Hard to believe the first quarter of 2024 is drawing to a close. As we pass the 3/4 pole in our 8 furlong race through the calendar year, it is worthwhile to assess the key market events that are now behind us and what lies ahead in the horse race to the year-end finish line.

Starting gates. A key market theme at the starting gates was that the U.S. stock market was due for some sort of consolidation. In the final two months of 2023, the S&P 500 following an August to October pullback that shaved -11% staged a furious +17% rally in the final two months of the year. This sent the headline index towards three challenging junctures from a technical analysis perspective.

Not only was the S&P 500 heavily overbought with a Relative Strength Index (RSI) reading well over 70, but the market had also returned to the top of its trading channel dating back to the October 2022 lows. At the same time, the benchmark index surged all the way back to its previous all-time highs set two years ago in January 2022 before the onset of the inflation fueled bear market. Why does this last point matter? Because selling pressure increasingly sets in among those investors that flooded into the market at the previous all-time highs subsequently spent the last two years waiting to get back to breakeven to get their initial investment back. Add to all of these technical forces the fundamental reality that stocks were historically overvalued and the economy was bracing for a potential recession in 2024, and the stage was set for stocks to start the year at a walk or trot at best.

3/4 Pole. The various forces pulling up the reins at the start of the year has made the galloping pace of the market all the more striking. Stocks barely paused for a few trading days to open the year before breaking out to the upside above its various resistance levels.

Put simply, stocks are off to the races in the first 8 furlongs of 2024. This has changed the complexion of what we should reasonably expect for the upcoming second quarter and the remainder of the year. From a fundamental perspective, expectations for an recession have faded to zero, as economic growth projections remain solidly robust and the latest stream of data releases are repeatedly coming in hotter than expected. As a result, arguably for the first time since before the Great Financial Crisis more than 15 years ago, the stock market is moving higher not on hopes and expectations for the next round of monetary policy easing from the U.S. Federal Reserve but instead on an economy that is bursting with growth at the same time that inflationary pressures continue to abate.

As a result, an S&P 500 that initially was projected heading into the year to have the potential to crest the 5200 mark under more favorable scenarios by the end of the second quarter has ended up passing this mark before the end of the first quarter. At the same time U.S. mid-caps as measured by the S&P 400 Index have also surged to new all-time highs with U.S. small caps as measured by the S&P 600 and developed international stocks as measured by the MSCI EAFE Index also on the brink of fresh new bests.

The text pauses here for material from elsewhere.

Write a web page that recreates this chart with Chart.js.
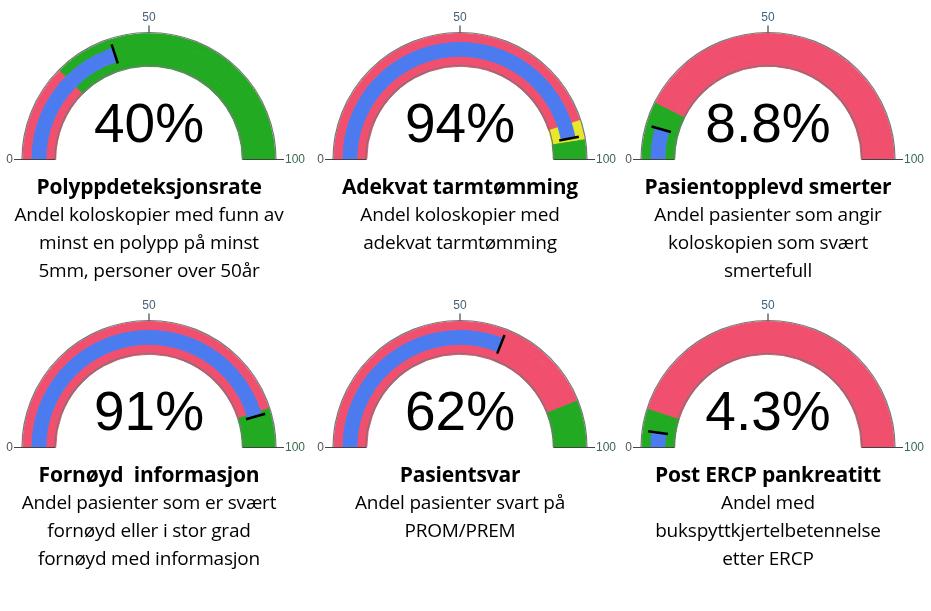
<!DOCTYPE html>
<html><head><meta charset="utf-8">
<script src="https://cdn.jsdelivr.net/npm/chart.js@4"></script>
<style>
body{margin:0;background:#fff;width:931px;height:611px;position:relative;overflow:hidden;font-family:"Open Sans","Noto Sans",sans-serif}
canvas{position:absolute}
.t{position:absolute;width:320px;text-align:center;color:#000;white-space:pre}
.h{font-weight:bold;font-size:21px;letter-spacing:-0.2px}
.s{font-size:19px;line-height:28px;letter-spacing:-0.2px}
.big{position:absolute;width:200px;text-align:center;font-family:"Liberation Sans",Arial,sans-serif;font-size:55px;color:#000}
</style></head><body>
<script>
const titles=["Polyppdeteksjonsrate","Adekvat tarmtømming","Pasientopplevd smerter","Fornøyd  informasjon","Pasientsvar","Post ERCP pankreatitt"];
const subtitles=[["Andel koloskopier med funn av","minst en polypp på minst","5mm, personer over 50år"],["Andel koloskopier med","adekvat tarmtømming"],["Andel pasienter som angir","koloskopien som svært","smertefull"],["Andel pasienter som er svært","fornøyd eller i stor grad","fornøyd med informasjon"],["Andel pasienter svart på","PROM/PREM"],["Andel med","bukspyttkjertelbetennelse","etter ERCP"]];
const values=[40,94,8.8,91,62,4.3];
const valueLabels=["40%","94%","8.8%","91%","62%","4.3%"];
const zoneBounds=[[25,100],[90,95,100],[15,100],[90,100],[88,100],[10,100]];
const zoneColors=[["red","green"],["red","yellow","green"],["green","red"],["red","green"],["red","green"],["green","red"]];
const tickLabels=["0","50","100"];
const COL={red:"#f0506e",green:"#22aa22",yellow:"#e8e82a",blue:"#4b7bef"};
const centers=[[149,160],[460,160],[768,160],[149,448],[460,448],[768,448]];
const R=127,RI=94;
function zoneSeg(b,c){let d=[],p=0;b.forEach(x=>{d.push(x-p);p=x;});const col=c.map(k=>COL[k]);return {data:d,backgroundColor:col,borderColor:col};}
function midSeg(v,b,c){let pts=[...new Set([...b,v])].sort((a,b)=>a-b),d=[],col=[],p=0;
 pts.forEach(x=>{d.push(x-p);let z=b.findIndex(q=>q>=x);col.push(x<=v?COL.blue:COL[c[z]]);p=x;});return {data:d,backgroundColor:col,borderColor:col};}
const deco={id:'deco',afterDatasetsDraw(ch,a,o){const g=ch.getDatasetMeta(0).data[0];const cx=g.x,cy=g.y,ctx=ch.ctx,v=o.value;
 ctx.save();ctx.strokeStyle="#777";ctx.lineWidth=1.2;
 ctx.beginPath();ctx.arc(cx,cy,R,Math.PI,2*Math.PI);ctx.stroke();
 ctx.beginPath();ctx.arc(cx,cy,RI,Math.PI,2*Math.PI);ctx.stroke();
 ctx.strokeStyle="#444";ctx.beginPath();ctx.moveTo(cx-R-8,cy);ctx.lineTo(cx-RI,cy);ctx.moveTo(cx+RI,cy);ctx.lineTo(cx+R+8,cy);
 ctx.moveTo(cx,cy-R);ctx.lineTo(cx,cy-R-7);ctx.stroke();
 ctx.font="12px 'Liberation Sans',Arial";ctx.textBaseline="middle";
 ctx.fillStyle="#555";ctx.textAlign="right";ctx.fillText(tickLabels[0],cx-R-9,cy);
 ctx.fillStyle="#3a6a50";ctx.textAlign="left";ctx.fillText(tickLabels[2],cx+R+9,cy);
 ctx.fillStyle="#44607a";ctx.textAlign="center";ctx.fillText(tickLabels[1],cx,cy-R-15);
 const th=Math.PI+v/100*Math.PI;ctx.strokeStyle="#000";ctx.lineWidth=2.5;ctx.beginPath();
 ctx.moveTo(cx+101*Math.cos(th),cy+101*Math.sin(th));ctx.lineTo(cx+121*Math.cos(th),cy+121*Math.sin(th));ctx.stroke();ctx.restore();}};
centers.forEach(([cx,cy],i)=>{
 const cv=document.createElement('canvas');cv.width=310;cv.height=180;cv.style.left=(cx-149)+'px';cv.style.top=(cy-160)+'px';cv.style.width='310px';cv.style.height='180px';document.body.appendChild(cv);
 const o=zoneSeg(zoneBounds[i],zoneColors[i]),m=midSeg(values[i],zoneBounds[i],zoneColors[i]);
 new Chart(cv,{type:'doughnut',data:{datasets:[{...o,weight:8,borderWidth:1},{...m,weight:15,borderWidth:1},{...o,weight:10,borderWidth:1}]},
 options:{responsive:false,animation:false,rotation:-90,circumference:180,cutout:(RI/R*100)+'%',layout:{padding:{left:22,right:34,top:33,bottom:20}},
 plugins:{legend:{display:false},tooltip:{enabled:false},deco:{value:values[i]}}},plugins:[deco]});
 const b=document.createElement('div');b.className='big';b.textContent=valueLabels[i];b.style.left=(cx-100)+'px';b.style.top=(cy-69)+'px';document.body.appendChild(b);
 const top=cy+12;
 const h=document.createElement('div');h.className='t h';h.style.left=(cx-160)+'px';h.style.top=top+'px';h.textContent=titles[i];document.body.appendChild(h);
 const s=document.createElement('div');s.className='t s';s.style.left=(cx-160)+'px';s.style.top=(top+28)+'px';s.textContent=subtitles[i].join('\n');document.body.appendChild(s);
});
</script></body></html>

Final 6 furlongs. With the resoundingly brisk start to the year, what can we reasonably expect for the rest of the race?

Expect the pace to remain strong for the foreseeable future. With the strong upside breakout in the first quarter, the S&P 500 is now tracking a pace to end 2024 with support in the 5400 to 5600 range. While a upper bound to the new trading range has not yet been set – the next still overdue pullback in stocks will help set the bar – an S&P 500 stretching toward the 6000 range is no longer entirely out of the conversation. We will learn much more in this regard over the next quarter mile of the race.

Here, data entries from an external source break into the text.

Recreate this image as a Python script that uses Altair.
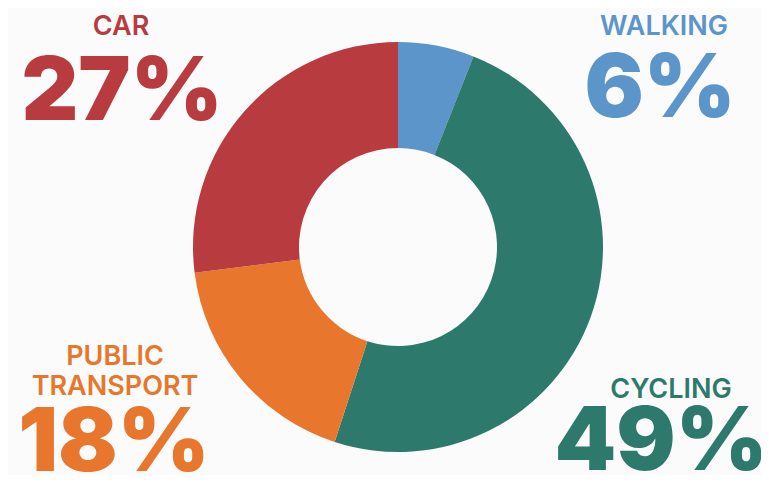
import altair as alt
import pandas as pd

categories = ["Walking", "Cycling", "Public transport", "Car"]
shares = [6, 49, 18, 27]
labels = ["WALKING", "CYCLING", "PUBLIC\nTRANSPORT", "CAR"]
colors = ["#5b95c9", "#2d7a6c", "#e8772d", "#b83b40"]

df = pd.DataFrame({
    "mode": categories,
    "share": shares,
    "order": list(range(len(categories))),
    "label": labels,
    "pct": [f"{s}%" for s in shares],
})

color_scale = alt.Scale(domain=categories, range=colors)
base = alt.Chart(df)

donut = base.mark_arc(outerRadius=205, innerRadius=99, strokeWidth=0).encode(
    theta=alt.Theta("share:Q", stack=True),
    order=alt.Order("order:Q"),
    color=alt.Color("mode:N", scale=color_scale, legend=None),
    x=alt.value(390),
    y=alt.value(239),
)

# annotation layout: (label x, label y, pct x, pct y)
layout = {
    "Car": (113, 27, 114, 112),
    "Walking": (656, 27, 652, 109),
    "Public transport": (107, 357, 106, 463),
    "Cycling": (663, 390, 653, 462),
}

layers = [donut]
for mode, (lx, ly, px, py) in layout.items():
    sub = base.transform_filter(alt.datum.mode == mode)
    layers.append(
        sub.mark_text(font="Inter", fontSize=27, fontWeight=600, align="center",
                      baseline="alphabetic", lineBreak="\n", lineHeight=30).encode(
            text="label:N",
            color=alt.Color("mode:N", scale=color_scale, legend=None),
            x=alt.value(lx), y=alt.value(ly),
        )
    )
    layers.append(
        sub.mark_text(font="Inter", fontSize=88, fontWeight=900, align="center",
                      baseline="alphabetic").encode(
            text="pct:N",
            color=alt.Color("mode:N", scale=color_scale, legend=None),
            x=alt.value(px), y=alt.value(py),
        )
    )

chart = alt.layer(*layers).properties(
    width=753, height=467,
    autosize=alt.AutoSizeParams(type="fit", contains="padding"),
    padding=0,
    background="#fbfbfb",
).configure_view(stroke=None)

chart.save("out.html", embed_options={"renderer": "svg", "actions": False})
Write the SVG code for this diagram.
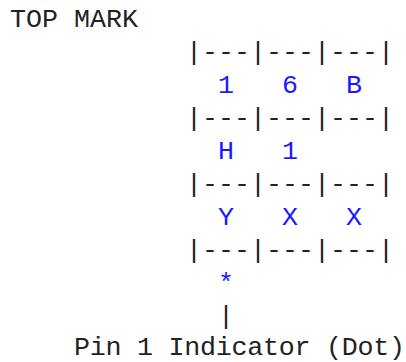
<svg xmlns="http://www.w3.org/2000/svg" width="406" height="362" viewBox="0 0 406 362">
<style>
text{font-family:"Liberation Mono","Courier New",monospace;font-size:26.667px;white-space:pre}
.k{fill:#222}
.b{fill:#1a1aff}
</style>
<rect width="406" height="362" fill="#fff"/>
<g id="title"><text class="k" x="10" y="27">TOP MARK</text></g>
<g id="connectors">
<text class="k" x="186" y="60">|---|---|---|</text>
<text class="k" x="186" y="126">|---|---|---|</text>
<text class="k" x="186" y="192">|---|---|---|</text>
<text class="k" x="186" y="258">|---|---|---|</text>
<text class="k" x="218" y="324">|</text>
</g>
<g id="row1">
<text class="b" x="218" y="93">1</text>
<text class="b" x="282" y="93">6</text>
<text class="b" x="346" y="93">B</text>
</g>
<g id="row2">
<text class="b" x="218" y="159">H</text>
<text class="b" x="282" y="159">1</text>
</g>
<g id="row3">
<text class="b" x="218" y="225">Y</text>
<text class="b" x="282" y="225">X</text>
<text class="b" x="346" y="225">X</text>
</g>
<g id="pin1"><text class="b" x="218" y="291">*</text></g>
<g id="label"><text class="k" x="74" y="355" letter-spacing="-0.25">Pin 1 Indicator (Dot)</text></g>
</svg>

Of course, we are still early in the year, and much can happen from an economic, financial, political, and geopolitical perspective that has the potential to upend the market for extended periods along the way.

To begin, the economic data remains sufficiently strong. Although both readings have faded somewhat in recent weeks and have the potential to fade further as we continue through the rest of the year, estimates for 2024 Q1 GDP growth remain solidly in the +2% range, which is hardly the signs of an oncoming recession. Moreover, such economic growth is supporting forecasts for double-digit corporate earnings growth through the remainder of 2024. If the economy holds strong and corporations deliver on earnings, stocks can continue to advance to the upside despite historically rich valuations.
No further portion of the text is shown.